Speaking to Joy Business from Washington DC, the World Bank Chief Economist for Africa, Dr. Andrew Dabalen, said the margin of growth for 2024 would be influenced by Ghana’s high levels of debt and inflation which will impact the level of growth.

He stressed that the development may result in the Bank of Ghana increasing the policy rate to check inflation, adding, that it will affect the level of consumption and investments.

Dr. Dabalen however maintained that even though the World Bank is projecting this level of growth for Ghana in 2024, there are strong indications that the country might even do better.
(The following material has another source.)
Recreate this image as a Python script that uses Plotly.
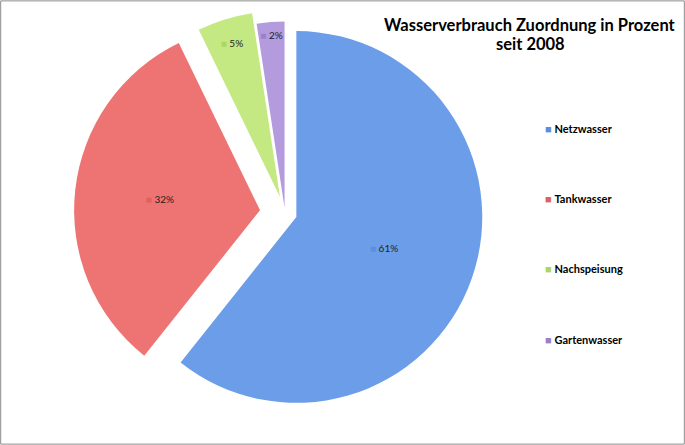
import plotly.graph_objects as go

categories = ["Netzwasser", "Tankwasser", "Nachspeisung", "Gartenwasser"]
values = [60.7, 32.1, 4.8, 2.4]
pulls = [0.065, 0.135, 0.09, 0.03]
colors = ["#6C9DE9", "#EE7474", "#C4E983", "#B39BDD"]
key_colors = ["#5B8EDF", "#E06060", "#A9D760", "#9B7FCC"]
title_lines = ["Wasserverbrauch Zuordnung in Prozent", "seit 2008"]

font_family = "Lato, 'Open Sans', sans-serif"

texttemplates = [
    f"<span style='color:{kc}'>■</span> " + "%{percent:.0%}" for kc in key_colors
]

fig = go.Figure()
fig.add_trace(go.Pie(
    labels=categories,
    values=values,
    sort=False,
    direction="clockwise",
    rotation=0,
    pull=pulls,
    marker=dict(colors=colors, line=dict(width=0)),
    texttemplate=texttemplates,
    textposition="inside",
    insidetextorientation="horizontal",
    textfont=dict(family=font_family, size=10, color="#222222"),
    domain=dict(x=[0.108, 0.724], y=[0.0472, 0.9955]),
    showlegend=False,
    hoverinfo="label+percent",
))

# legend drawn as annotations
legend_y = [0.712, 0.555, 0.397, 0.238]
for cat, kc, yy in zip(categories, key_colors, legend_y):
    fig.add_annotation(
        x=0.792, y=yy, xref="paper", yref="paper", xanchor="left", yanchor="middle",
        showarrow=False,
        text=f"<span style='color:{kc}'>■</span> <b>{cat}</b>",
        font=dict(family=font_family, size=11, color="#000000"),
    )

for line, yy in zip(title_lines, [0.944, 0.902]):
    fig.add_annotation(
        x=0.774, y=yy, xref="paper", yref="paper", xanchor="center", yanchor="middle",
        showarrow=False, text=f"<b>{line}</b>",
        font=dict(family=font_family, size=16.5, color="#000000"),
    )

fig.add_shape(type="rect", xref="paper", yref="paper", x0=0.001, y0=0.002, x1=0.999, y1=0.998,
              line=dict(color="#8C8C8C", width=1))

fig.update_layout(
    width=685, height=445,
    margin=dict(l=0, r=0, t=0, b=0),
    paper_bgcolor="white", plot_bgcolor="white",
)

fig.write_html(
    "out.html",
    config={"displayModeBar": False},
    post_script="document.body.style.margin='0';document.body.style.padding='0';document.body.style.overflow='hidden';",
)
He added, “This is because of the rate at which the inflation rate is slowing down though it is still high. We are also hoping that Ghana will reach a deal with its international creditors soon, and it will influence the growth numbers for 2024″.

“The debt restructuring deal may also free up space for the government to invest in critical sectors that will aid growth,” the Chief Economist for Africa stated.

Outlook for 2026 and sustaining the recovery 

The World Bank Chief Economist mentioned that the GDP growth projection will also be dependent on Ghana staying on the recovery path by implementing reforms that will aid its recovery.

On how to sustain the recovery, Dr. Dabalen said is important that Ghana stays on the reform path, maintains fiscal discipline and debt transparency.

He continued that the effect of the monetary tightening must be sustained to firmly stabilise the economy.

“We are also worried about policy slippages, especially in an election year, and therefore it’s important to maintain that discipline going forward to ensure that things don’t get out of hand”, he said.

Threats to Ghana’s economic recovery

He explained that the major threat to Ghana’s economic recovery is the performance of developed economies.